SET PROBLEM — Pull out from the material below all lines with "chart".

DATASET CONTENT —
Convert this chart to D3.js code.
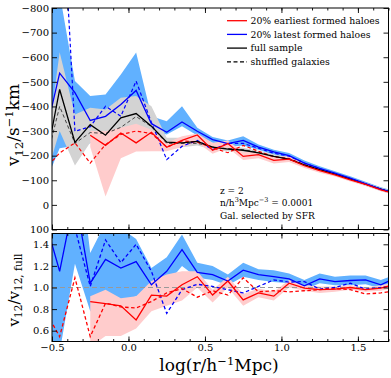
<!DOCTYPE html>
<html>
<head>
<meta charset="utf-8">
<script src="https://cdn.jsdelivr.net/npm/d3@7"></script>
<style>
body{margin:0;background:#fff}
text{font-family:"DejaVu Serif",serif;fill:#000}
</style>
</head>
<body>
<div id="chart"></div>
<script>
// bin centres in log(r/h^-1 Mpc)
const logR = [-0.55,-0.45,-0.35,-0.25,-0.15,-0.05,0.05,0.15,0.25,0.35,0.45,0.55,0.65,0.75,0.85,0.95,1.05,1.15,1.25,1.35,1.45,1.55,1.65,1.75]

// top panel: v12 (km/s)
const fullV    = [-145,-469,-254,-326,-283,-354,-371,-320,-255,-252,-258,-235,-227,-222,-211,-197,-186,-163,-143,-125,-105,-84,-64,-45]
const fullHi   = [-156,-620,-367,-395,-388,-435,-442,-401,-273,-273,-272,-245,-237,-232,-220,-206,-194,-170,-150,-131,-111,-90,-70,-51]
const fullLo   = [-92,-300,-160,-253,-265,-299,-320,-290,-230,-234,-241,-225,-218,-212,-202,-189,-178,-156,-136,-119,-99,-78,-58,-39]
const lateV    = [-267,-535,-456,-343,-360,-408,-465,-330,-295,-337,-299,-265,-249,-262,-235,-215,-200,-170,-148,-129,-109,-86,-64,-47]
const lateHi   = [-1400,-860,-503,-442,-449,-530,-619,-360,-340,-401,-313,-276,-262,-279,-245,-224,-211,-180,-157,-137,-116,-94,-72,-54]
const lateLo   = [-80,-230,-240,-250,-320,-340,-370,-300,-286,-320,-282,-252,-235,-241,-224,-204,-189,-160,-139,-121,-101,-78,-56,-40]
const earlyV   = [null,null,null,-283,-242,-292,-252,-295,-234,-262,-284,-222,-249,-197,-204,-181,-186,-159,-139,-122,-102,-83,-61,-44]
const earlyHi  = [null,null,null,-300,-299,-313,-330,-305,-252,-279,-290,-252,-262,-214,-218,-196,-198,-169,-148,-130,-109,-89,-67,-49]
const earlyLo  = [null,null,null,-235,-34,-190,-217,-218,-218,-235,-254,-208,-232,-182,-190,-168,-174,-150,-131,-115,-95,-77,-55,-39]
const shufFull = [-150,-400,-250,-294,-290,-315,-359,-318,-250,-250,-250,-236,-228,-224,-214,-198,-186,-163,-143,-125,-105,-84,-64,-45]
const shufLate = [-200,-1450,-299,-318,-401,-360,-503,-335,-184,-238,-262,-225,-250,-250,-230,-210,-198,-170,-147,-127,-107,-85,-64,-46]
const shufEarly= [-143,-211,-252,-170,-245,-286,-300,-290,-235,-260,-255,-232,-212,-242,-218,-195,-188,-163,-143,-125,-105,-84,-63,-45]

// bottom panel: ratio to full sample
const lateR     = [1.65,1.15,1.85,1.04,1.26,1.18,1.24,1.025,1.15,1.35,1.14,1.12,1.06,1.16,1.12,1.10,1.08,1.015,1.08,1.055,1.065,1.07,1.025,1.09]
const lateRHi   = [2.5,2.5,2.5,1.32,1.6,1.55,1.45,1.18,1.28,1.49,1.23,1.2,1.12,1.23,1.17,1.16,1.13,1.07,1.13,1.10,1.11,1.11,1.07,1.12]
const lateRLo   = [0.4,0.4,1.22,0.78,0.78,0.87,0.92,0.97,1.03,1.2,1.09,1.07,1.02,1.10,1.07,1.05,1.04,0.98,1.04,1.02,1.02,1.03,0.99,1.02]
const earlyR    = [null,null,null,0.87,0.85,0.83,0.70,0.93,0.92,1.025,1.10,0.93,1.06,0.885,0.95,0.92,1.04,0.995,0.98,0.985,1.0,0.98,0.995,1.03]
const earlyRHi  = [null,null,null,0.92,0.98,0.90,0.92,1.06,1.12,1.15,1.15,0.98,1.10,0.94,0.99,0.96,1.07,1.02,1.01,1.01,1.02,1.00,1.02,1.05]
const earlyRLo  = [null,null,null,0.45,0.55,0.55,0.62,0.78,0.83,0.88,1.0,0.86,1.00,0.83,0.91,0.88,1.00,0.97,0.95,0.96,0.98,0.96,0.97,1.0]
const shufLateR = [1.3,3.0,1.55,1.01,1.44,1.23,1.40,1.15,0.76,0.98,1.03,1.01,0.98,0.95,1.01,1.07,1.05,1.055,0.985,1.0,1.04,0.985,1.0,1.02]
const shufEarlyR= [0.8,0.545,1.09,0.545,0.855,0.82,0.81,0.87,0.95,0.99,0.91,0.97,0.93,1.09,0.96,0.97,0.96,0.97,0.98,0.99,0.98,0.94,0.95,0.97]

const xMajor = [-0.5,0,0.5,1,1.5]
const xMinor = d3.range(-0.5,1.71,0.1).map(d=>Math.round(d*10)/10)
const topTicks = d3.range(-800,101,100)
const botTicks = [0.6,0.8,1.0,1.2,1.4]

const legendLabels = ['20% earliest formed haloes','20% latest formed haloes','full sample','shuffled galaxies']
const legendColors = ['red','blue','black','black']
const legendDash = [null,null,null,'4,2.5']

const width=391, height=378
const left=52, right=388.5
const topY=[8,229.5], botY=[233.5,341.5]

const svg = d3.select('#chart').append('svg')
    .attr('width',width).attr('height',height)

const x = d3.scaleLinear().domain([-0.5,1.7]).range([left,right])
const yTop = d3.scaleLinear().domain([-800,100]).range(topY)
const yBot = d3.scaleLinear().domain([1.5,0.5]).range(botY)

function clip(id, y0, y1){
    svg.append('clipPath').attr('id',id)
        .append('rect').attr('x',left).attr('y',y0).attr('width',right-left).attr('height',y1-y0)
}
clip('cTop',topY[0],topY[1])
clip('cBot',botY[0],botY[1])

function band(g, y, lo, hi, color){
    const area = d3.area()
        .defined((d,i)=>lo[i]!=null)
        .x((d,i)=>x(logR[i]))
        .y0((d,i)=>y(lo[i]))
        .y1((d,i)=>y(hi[i]))
    g.append('path').datum(logR).attr('d',area).attr('fill',color).attr('stroke','none')
}
function line(g, y, vals, color, dash, w){
    const ln = d3.line()
        .defined((d,i)=>vals[i]!=null)
        .x((d,i)=>x(logR[i]))
        .y((d,i)=>y(vals[i]))
    g.append('path').datum(logR).attr('d',ln)
        .attr('fill','none').attr('stroke',color)
        .attr('stroke-width',w||1.3)
        .attr('stroke-dasharray',dash)
}

function frame(y, yr, yTicks, fmt, showX){
    const g = svg.append('g')
    // x ticks, bottom and top, pointing inward
    g.append('g').attr('transform',`translate(0,${yr[1]})`)
        .call(d3.axisBottom(x).tickValues(xMinor).tickSize(-2.5).tickFormat(''))
    g.append('g').attr('transform',`translate(0,${yr[1]})`)
        .call(d3.axisBottom(x).tickValues(xMajor).tickSize(-5).tickPadding(2)
            .tickFormat(showX ? d3.format('.1f') : ''))
    g.append('g').attr('transform',`translate(0,${yr[0]})`)
        .call(d3.axisTop(x).tickValues(xMinor).tickSize(-2.5).tickFormat(''))
    g.append('g').attr('transform',`translate(0,${yr[0]})`)
        .call(d3.axisTop(x).tickValues(xMajor).tickSize(-5).tickFormat(''))
    g.append('g').attr('transform',`translate(${left},0)`)
        .call(d3.axisLeft(y).tickValues(yTicks).tickSize(-5).tickPadding(3).tickFormat(fmt))
    g.append('g').attr('transform',`translate(${right},0)`)
        .call(d3.axisRight(y).tickValues(yTicks).tickSize(-5).tickFormat(''))
    g.selectAll('.domain').remove()
    g.selectAll('.tick line').attr('stroke','#000').attr('stroke-width',0.9)
    g.selectAll('.tick text').attr('font-size',10).attr('font-family','DejaVu Serif')
    g.append('rect').attr('x',left).attr('y',yr[0]).attr('width',right-left).attr('height',yr[1]-yr[0])
        .attr('fill','none').attr('stroke','#000').attr('stroke-width',1)
}

// TOP PANEL
const gt = svg.append('g').attr('clip-path','url(#cTop)')
band(gt,yTop,lateLo,lateHi,'#61b1ff')
band(gt,yTop,fullLo,fullHi,'#d3d3d3')
band(gt,yTop,earlyLo,earlyHi,'#ffcccc')
line(gt,yTop,shufFull,'#333','3.5,2.5',0.9)
line(gt,yTop,shufLate,'blue','3.5,2.5',1.2)
line(gt,yTop,shufEarly,'red','3.5,2.5',1.2)
line(gt,yTop,fullV,'black')
line(gt,yTop,lateV,'blue')
line(gt,yTop,earlyV,'red')
frame(yTop,topY,topTicks,d3.format('d'),false)

// legend
const leg = svg.append('g')
legendLabels.forEach((lab,i)=>{
    const yy = 20.7 + i*13.7
    leg.append('line').attr('x1',227).attr('x2',247).attr('y1',yy).attr('y2',yy)
        .attr('stroke',legendColors[i]).attr('stroke-width',1.3)
        .attr('stroke-dasharray',legendDash[i])
    leg.append('text').attr('x',250.5).attr('y',yy+3.3).attr('font-size',9.3).text(lab)
})

// annotation
const ann = svg.append('g').attr('font-size',9)
ann.append('text').attr('x',220).attr('y',193.5).text('z = 2')
const t2 = ann.append('text').attr('x',220).attr('y',205.8)
t2.append('tspan').text('n/h')
t2.append('tspan').attr('dy',-3.5).attr('font-size',6.5).text('3')
t2.append('tspan').attr('dy',3.5).text('Mpc')
t2.append('tspan').attr('dy',-3.5).attr('font-size',6.5).text('−3')
t2.append('tspan').attr('dy',3.5).text(' = 0.0001')
ann.append('text').attr('x',220).attr('y',218.5).text('Gal. selected by SFR')

// white gap between panels hides the lower half of the "100" label
svg.append('rect').attr('x',0).attr('y',botY[0]).attr('width',left).attr('height',4).attr('fill','#fff')

// BOTTOM PANEL
const gb = svg.append('g').attr('clip-path','url(#cBot)')
band(gb,yBot,lateRLo,lateRHi,'#61b1ff')
band(gb,yBot,earlyRLo,earlyRHi,'#ffcccc')
gb.append('line').attr('x1',left).attr('x2',right).attr('y1',yBot(1)).attr('y2',yBot(1))
    .attr('stroke','#999').attr('stroke-width',1.2).attr('stroke-dasharray','5,3')
line(gb,yBot,shufLateR,'blue','3.5,2.5',1.3)
line(gb,yBot,shufEarlyR,'red','3.5,2.5',1.3)
line(gb,yBot,lateR,'blue')
line(gb,yBot,earlyR,'red')
frame(yBot,botY,botTicks,d3.format('.1f'),true)

// axis titles
const yl = svg.append('text').attr('transform','translate(19,125) rotate(-90)')
    .attr('text-anchor','middle').attr('font-size',17)
yl.append('tspan').text('v')
yl.append('tspan').attr('dy',3.5).attr('font-size',11.5).text('12')
yl.append('tspan').attr('dy',-3.5).text('/s')
yl.append('tspan').attr('dy',-6.5).attr('font-size',11.5).text('−1')
yl.append('tspan').attr('dy',6.5).text('km')

const yl2 = svg.append('text').attr('transform','translate(19,290) rotate(-90)')
    .attr('text-anchor','middle').attr('font-size',15)
yl2.append('tspan').text('v')
yl2.append('tspan').attr('dy',3).attr('font-size',10.5).text('12')
yl2.append('tspan').attr('dy',-3).text('/v')
yl2.append('tspan').attr('dy',3).attr('font-size',10.5).text('12, full')

const xl = svg.append('text').attr('x',219).attr('y',371)
    .attr('text-anchor','middle').attr('font-size',17)
xl.append('tspan').text('log(r/h')
xl.append('tspan').attr('dy',-6.5).attr('font-size',11.5).text('−1')
xl.append('tspan').attr('dy',6.5).text('Mpc)')
</script>
</body>
</html>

ANSWER —
Convert this chart to D3.js code.
<div id="chart"></div>
const svg = d3.select('#chart').append('svg')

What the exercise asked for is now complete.